Cette religion, la deuxième en France, s'affirme au prix de multiples heurts. Malgré une présence ancestrale, sa "compatibilité" avec la République est sans cesse mise en cause en raison notamment de son lien avec l'histoire migratoire.
Pour éclairer cette relation particulière, Mediapart présente en exclusivité les résultats de l'enquête « Trajectoires et Origines » (TeO) consacrée aux pratiques religieuses des immigrés et de leurs descendants français.
Les immigrés sont-ils plus croyants que le reste de la population ? À quelles conditions leurs enfants reprennent-ils le flambeau ? Observe-t-on une radicalisation religieuse d'une partie des jeunes musulmans ? Et si oui comment s'explique-t-elle ?

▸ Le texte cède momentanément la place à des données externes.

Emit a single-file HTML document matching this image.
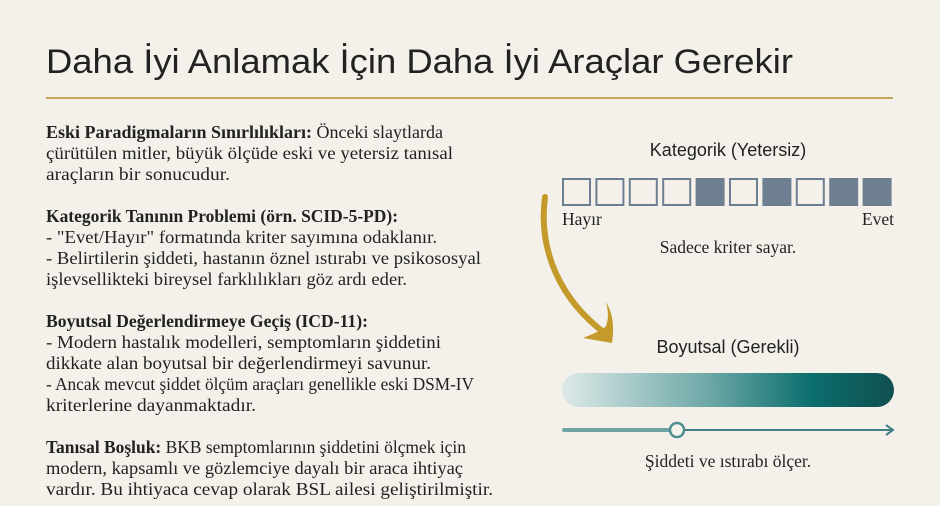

Pour la première fois, ces questions sont abordées à partir d'effectifs représentatifs et de taille suffisante pour analyser les effets des trajectoires sociales et des origines géographiques, culturelles et religieuses. Réalisée par l'Institut national d'études démographiques (Ined) et l'Institut national de la statistique et des études économiques (Insee), sous le contrôle de la Commission nationale de l'informatique et des libertés (Cnil), l'enquête TeO se donne pour mission de « combler les lacunes » de la statistique publique en matière d'intégration et d'étude des discriminations, la religion étant absente du recensement français. Et si d'autres enquêtes statistiques comportent des informations sur la religion, comme l'« Enquête santé et protection sociale » (ESPS) ou l'« Étude des relations familiales et intergénérationnelles » (ERFI), mais aucune ne permet de connaître dans le détail la situation des immigrés et de leurs descendants.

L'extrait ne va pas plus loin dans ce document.